STATED GOAL
Starting with the first line of the listing, quote each line exactly until and including the one with "(r2) at (0,150);", leaving pictures out.

MATERIAL

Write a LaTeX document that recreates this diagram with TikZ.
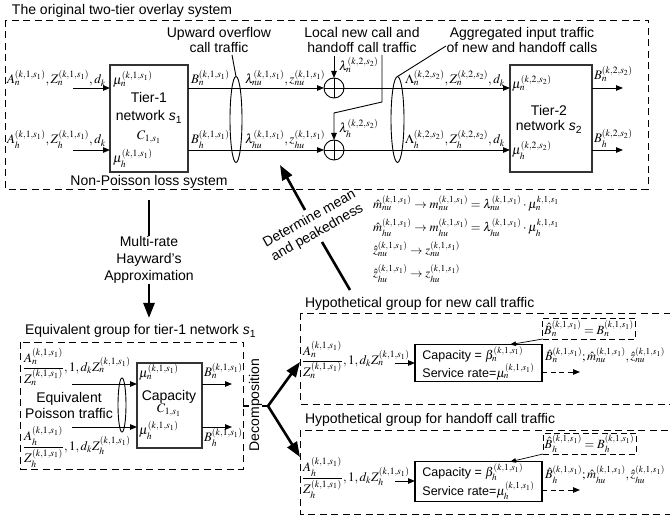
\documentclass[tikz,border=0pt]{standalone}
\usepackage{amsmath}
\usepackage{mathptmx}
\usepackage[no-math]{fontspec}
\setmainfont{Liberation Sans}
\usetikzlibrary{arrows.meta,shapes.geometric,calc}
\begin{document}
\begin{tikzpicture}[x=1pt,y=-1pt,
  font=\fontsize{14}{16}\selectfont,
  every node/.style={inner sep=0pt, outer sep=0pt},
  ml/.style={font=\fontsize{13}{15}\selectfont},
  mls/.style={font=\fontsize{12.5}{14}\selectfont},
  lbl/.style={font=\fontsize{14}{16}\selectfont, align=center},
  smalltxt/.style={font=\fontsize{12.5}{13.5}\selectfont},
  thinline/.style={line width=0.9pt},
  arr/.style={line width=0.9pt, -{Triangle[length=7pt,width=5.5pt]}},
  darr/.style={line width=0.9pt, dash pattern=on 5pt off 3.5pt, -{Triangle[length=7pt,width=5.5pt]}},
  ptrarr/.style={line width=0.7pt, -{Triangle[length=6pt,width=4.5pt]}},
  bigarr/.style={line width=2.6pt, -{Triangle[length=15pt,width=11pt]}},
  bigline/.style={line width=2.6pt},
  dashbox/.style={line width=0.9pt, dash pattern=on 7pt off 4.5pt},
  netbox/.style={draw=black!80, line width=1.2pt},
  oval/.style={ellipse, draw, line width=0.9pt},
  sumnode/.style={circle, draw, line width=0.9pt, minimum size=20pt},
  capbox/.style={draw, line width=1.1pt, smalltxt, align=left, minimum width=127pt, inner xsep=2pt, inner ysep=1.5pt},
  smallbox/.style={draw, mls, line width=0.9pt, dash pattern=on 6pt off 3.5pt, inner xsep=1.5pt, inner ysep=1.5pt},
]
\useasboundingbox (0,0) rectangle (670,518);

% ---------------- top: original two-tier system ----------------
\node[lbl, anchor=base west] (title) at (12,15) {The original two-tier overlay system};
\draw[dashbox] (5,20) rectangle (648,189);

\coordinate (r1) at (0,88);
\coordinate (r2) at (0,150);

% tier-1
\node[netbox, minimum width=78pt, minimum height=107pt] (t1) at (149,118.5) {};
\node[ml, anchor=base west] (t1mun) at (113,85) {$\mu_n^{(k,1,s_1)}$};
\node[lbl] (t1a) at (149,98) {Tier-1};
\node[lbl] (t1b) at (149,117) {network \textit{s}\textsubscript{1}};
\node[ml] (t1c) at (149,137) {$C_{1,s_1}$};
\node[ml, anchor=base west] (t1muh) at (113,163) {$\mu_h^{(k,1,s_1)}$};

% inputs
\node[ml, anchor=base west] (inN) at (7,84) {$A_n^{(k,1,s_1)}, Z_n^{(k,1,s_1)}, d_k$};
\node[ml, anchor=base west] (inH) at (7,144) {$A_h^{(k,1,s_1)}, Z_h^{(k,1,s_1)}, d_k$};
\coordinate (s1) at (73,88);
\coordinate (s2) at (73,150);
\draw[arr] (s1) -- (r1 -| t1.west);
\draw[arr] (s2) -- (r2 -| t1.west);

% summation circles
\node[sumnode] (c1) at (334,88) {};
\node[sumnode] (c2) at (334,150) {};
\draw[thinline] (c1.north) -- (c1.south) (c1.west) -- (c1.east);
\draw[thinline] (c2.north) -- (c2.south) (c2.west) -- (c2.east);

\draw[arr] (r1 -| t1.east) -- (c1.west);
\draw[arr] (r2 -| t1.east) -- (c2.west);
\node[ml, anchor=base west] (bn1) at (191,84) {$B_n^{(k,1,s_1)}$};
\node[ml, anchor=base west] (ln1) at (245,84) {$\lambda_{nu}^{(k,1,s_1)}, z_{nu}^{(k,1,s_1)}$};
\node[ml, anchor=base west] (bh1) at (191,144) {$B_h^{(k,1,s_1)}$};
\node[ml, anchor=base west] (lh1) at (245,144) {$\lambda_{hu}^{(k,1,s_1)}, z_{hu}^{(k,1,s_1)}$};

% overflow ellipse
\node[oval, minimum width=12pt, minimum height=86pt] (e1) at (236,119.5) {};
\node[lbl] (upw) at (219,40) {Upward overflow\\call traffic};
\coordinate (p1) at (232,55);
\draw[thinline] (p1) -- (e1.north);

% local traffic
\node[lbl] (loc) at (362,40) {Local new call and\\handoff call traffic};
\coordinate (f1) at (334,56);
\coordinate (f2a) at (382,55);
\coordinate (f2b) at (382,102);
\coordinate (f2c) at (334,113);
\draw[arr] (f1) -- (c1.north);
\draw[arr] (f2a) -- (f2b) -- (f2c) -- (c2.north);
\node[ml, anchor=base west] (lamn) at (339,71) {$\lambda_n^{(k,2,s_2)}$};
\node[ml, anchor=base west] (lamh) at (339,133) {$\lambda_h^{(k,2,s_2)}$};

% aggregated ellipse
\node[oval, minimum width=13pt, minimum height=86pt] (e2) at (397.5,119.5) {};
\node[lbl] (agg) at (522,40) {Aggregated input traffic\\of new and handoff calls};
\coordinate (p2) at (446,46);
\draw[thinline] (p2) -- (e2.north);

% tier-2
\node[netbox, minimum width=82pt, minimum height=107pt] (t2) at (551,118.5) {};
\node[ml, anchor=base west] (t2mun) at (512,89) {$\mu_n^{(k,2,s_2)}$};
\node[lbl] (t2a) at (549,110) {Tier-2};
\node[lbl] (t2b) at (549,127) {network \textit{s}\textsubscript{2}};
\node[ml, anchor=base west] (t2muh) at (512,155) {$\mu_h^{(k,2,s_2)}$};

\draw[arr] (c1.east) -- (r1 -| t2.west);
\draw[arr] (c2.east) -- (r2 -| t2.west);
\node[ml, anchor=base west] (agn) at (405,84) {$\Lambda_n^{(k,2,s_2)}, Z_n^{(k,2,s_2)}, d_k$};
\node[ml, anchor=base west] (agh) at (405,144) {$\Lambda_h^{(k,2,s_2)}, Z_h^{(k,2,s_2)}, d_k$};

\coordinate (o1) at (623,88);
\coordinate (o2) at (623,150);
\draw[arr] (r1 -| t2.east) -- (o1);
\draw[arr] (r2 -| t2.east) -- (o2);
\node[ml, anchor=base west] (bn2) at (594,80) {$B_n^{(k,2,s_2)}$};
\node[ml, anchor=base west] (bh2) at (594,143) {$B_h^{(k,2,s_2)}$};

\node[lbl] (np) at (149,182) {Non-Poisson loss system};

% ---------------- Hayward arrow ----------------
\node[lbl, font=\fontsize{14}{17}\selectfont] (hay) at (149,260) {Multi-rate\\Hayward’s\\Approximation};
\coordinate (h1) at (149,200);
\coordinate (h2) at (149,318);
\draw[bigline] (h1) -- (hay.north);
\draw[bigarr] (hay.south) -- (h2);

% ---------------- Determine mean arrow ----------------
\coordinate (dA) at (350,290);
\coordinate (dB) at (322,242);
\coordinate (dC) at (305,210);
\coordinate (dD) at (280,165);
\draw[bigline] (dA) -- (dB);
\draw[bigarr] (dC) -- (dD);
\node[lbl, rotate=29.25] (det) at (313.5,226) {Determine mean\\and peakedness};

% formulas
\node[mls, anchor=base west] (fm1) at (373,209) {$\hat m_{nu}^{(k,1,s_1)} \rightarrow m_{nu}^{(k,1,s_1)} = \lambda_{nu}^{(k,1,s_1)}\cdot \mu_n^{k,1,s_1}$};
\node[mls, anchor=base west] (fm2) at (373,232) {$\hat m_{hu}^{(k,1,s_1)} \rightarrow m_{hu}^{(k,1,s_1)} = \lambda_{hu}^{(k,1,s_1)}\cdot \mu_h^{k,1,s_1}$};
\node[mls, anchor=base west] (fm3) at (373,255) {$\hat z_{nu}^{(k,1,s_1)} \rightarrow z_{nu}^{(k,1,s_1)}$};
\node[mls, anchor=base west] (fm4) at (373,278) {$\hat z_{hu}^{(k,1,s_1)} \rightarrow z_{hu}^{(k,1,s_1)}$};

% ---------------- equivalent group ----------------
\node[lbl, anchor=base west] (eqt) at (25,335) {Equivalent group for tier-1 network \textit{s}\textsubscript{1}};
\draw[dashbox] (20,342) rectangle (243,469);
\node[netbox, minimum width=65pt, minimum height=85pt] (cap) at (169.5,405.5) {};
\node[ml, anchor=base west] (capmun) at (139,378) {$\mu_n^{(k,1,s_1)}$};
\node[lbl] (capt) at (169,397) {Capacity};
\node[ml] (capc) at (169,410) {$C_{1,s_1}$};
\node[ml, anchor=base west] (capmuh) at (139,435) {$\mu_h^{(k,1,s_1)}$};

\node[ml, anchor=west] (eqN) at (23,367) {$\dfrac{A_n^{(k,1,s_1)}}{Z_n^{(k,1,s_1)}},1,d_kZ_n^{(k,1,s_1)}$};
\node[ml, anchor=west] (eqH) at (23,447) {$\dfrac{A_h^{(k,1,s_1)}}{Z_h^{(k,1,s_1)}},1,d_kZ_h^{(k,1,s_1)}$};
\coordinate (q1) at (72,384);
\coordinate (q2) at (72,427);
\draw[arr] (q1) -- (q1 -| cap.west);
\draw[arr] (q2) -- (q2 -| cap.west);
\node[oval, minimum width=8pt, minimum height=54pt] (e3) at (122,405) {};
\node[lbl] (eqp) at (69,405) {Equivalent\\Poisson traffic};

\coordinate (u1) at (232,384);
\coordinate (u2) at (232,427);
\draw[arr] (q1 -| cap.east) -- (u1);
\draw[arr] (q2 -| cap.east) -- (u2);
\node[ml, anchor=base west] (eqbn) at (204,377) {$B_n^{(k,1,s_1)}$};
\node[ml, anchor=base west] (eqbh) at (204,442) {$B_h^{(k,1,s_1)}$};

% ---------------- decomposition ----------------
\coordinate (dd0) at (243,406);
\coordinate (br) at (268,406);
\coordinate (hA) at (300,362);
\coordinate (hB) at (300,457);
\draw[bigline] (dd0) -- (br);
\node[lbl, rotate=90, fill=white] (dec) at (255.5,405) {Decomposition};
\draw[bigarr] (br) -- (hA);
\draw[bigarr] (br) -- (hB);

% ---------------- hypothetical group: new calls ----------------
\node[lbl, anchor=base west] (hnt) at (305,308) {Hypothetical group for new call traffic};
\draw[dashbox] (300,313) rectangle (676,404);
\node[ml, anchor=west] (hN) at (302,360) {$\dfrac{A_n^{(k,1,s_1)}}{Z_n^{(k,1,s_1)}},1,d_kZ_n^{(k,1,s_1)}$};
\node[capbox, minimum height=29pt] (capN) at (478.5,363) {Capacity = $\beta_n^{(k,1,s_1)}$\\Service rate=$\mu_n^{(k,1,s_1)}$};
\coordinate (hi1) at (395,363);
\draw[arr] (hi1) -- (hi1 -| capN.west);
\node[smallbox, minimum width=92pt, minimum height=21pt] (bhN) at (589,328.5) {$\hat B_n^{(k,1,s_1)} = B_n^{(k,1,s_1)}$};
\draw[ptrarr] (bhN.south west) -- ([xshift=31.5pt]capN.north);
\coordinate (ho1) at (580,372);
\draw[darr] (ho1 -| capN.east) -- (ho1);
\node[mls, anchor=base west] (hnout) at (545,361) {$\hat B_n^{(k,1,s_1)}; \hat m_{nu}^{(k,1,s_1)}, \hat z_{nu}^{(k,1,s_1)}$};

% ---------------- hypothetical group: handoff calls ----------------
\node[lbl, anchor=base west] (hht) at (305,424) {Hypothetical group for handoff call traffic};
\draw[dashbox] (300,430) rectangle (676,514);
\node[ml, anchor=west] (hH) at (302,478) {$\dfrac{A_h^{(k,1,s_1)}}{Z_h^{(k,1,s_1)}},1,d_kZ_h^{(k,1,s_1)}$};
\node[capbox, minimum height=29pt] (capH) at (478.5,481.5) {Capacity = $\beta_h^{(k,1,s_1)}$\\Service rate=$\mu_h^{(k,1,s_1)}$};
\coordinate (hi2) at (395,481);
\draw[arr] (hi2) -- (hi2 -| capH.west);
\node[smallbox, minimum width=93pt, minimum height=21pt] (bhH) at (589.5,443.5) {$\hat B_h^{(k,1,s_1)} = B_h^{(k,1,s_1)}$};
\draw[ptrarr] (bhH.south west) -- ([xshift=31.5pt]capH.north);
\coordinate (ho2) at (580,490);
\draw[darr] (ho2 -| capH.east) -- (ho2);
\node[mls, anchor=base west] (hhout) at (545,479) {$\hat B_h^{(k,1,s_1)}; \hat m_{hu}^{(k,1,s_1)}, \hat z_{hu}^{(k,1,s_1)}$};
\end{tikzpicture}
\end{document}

TASK RESULT
Write a LaTeX document that recreates this diagram with TikZ.
\documentclass[tikz,border=0pt]{standalone}
\usepackage{amsmath}
\usepackage{mathptmx}
\usepackage[no-math]{fontspec}
\setmainfont{Liberation Sans}
\usetikzlibrary{arrows.meta,shapes.geometric,calc}
\begin{document}
\begin{tikzpicture}[x=1pt,y=-1pt,
  font=\fontsize{14}{16}\selectfont,
  every node/.style={inner sep=0pt, outer sep=0pt},
  ml/.style={font=\fontsize{13}{15}\selectfont},
  mls/.style={font=\fontsize{12.5}{14}\selectfont},
  lbl/.style={font=\fontsize{14}{16}\selectfont, align=center},
  smalltxt/.style={font=\fontsize{12.5}{13.5}\selectfont},
  thinline/.style={line width=0.9pt},
  arr/.style={line width=0.9pt, -{Triangle[length=7pt,width=5.5pt]}},
  darr/.style={line width=0.9pt, dash pattern=on 5pt off 3.5pt, -{Triangle[length=7pt,width=5.5pt]}},
  ptrarr/.style={line width=0.7pt, -{Triangle[length=6pt,width=4.5pt]}},
  bigarr/.style={line width=2.6pt, -{Triangle[length=15pt,width=11pt]}},
  bigline/.style={line width=2.6pt},
  dashbox/.style={line width=0.9pt, dash pattern=on 7pt off 4.5pt},
  netbox/.style={draw=black!80, line width=1.2pt},
  oval/.style={ellipse, draw, line width=0.9pt},
  sumnode/.style={circle, draw, line width=0.9pt, minimum size=20pt},
  capbox/.style={draw, line width=1.1pt, smalltxt, align=left, minimum width=127pt, inner xsep=2pt, inner ysep=1.5pt},
  smallbox/.style={draw, mls, line width=0.9pt, dash pattern=on 6pt off 3.5pt, inner xsep=1.5pt, inner ysep=1.5pt},
]
\useasboundingbox (0,0) rectangle (670,518);

% ---------------- top: original two-tier system ----------------
\node[lbl, anchor=base west] (title) at (12,15) {The original two-tier overlay system};
\draw[dashbox] (5,20) rectangle (648,189);

\coordinate (r1) at (0,88);
\coordinate (r2) at (0,150);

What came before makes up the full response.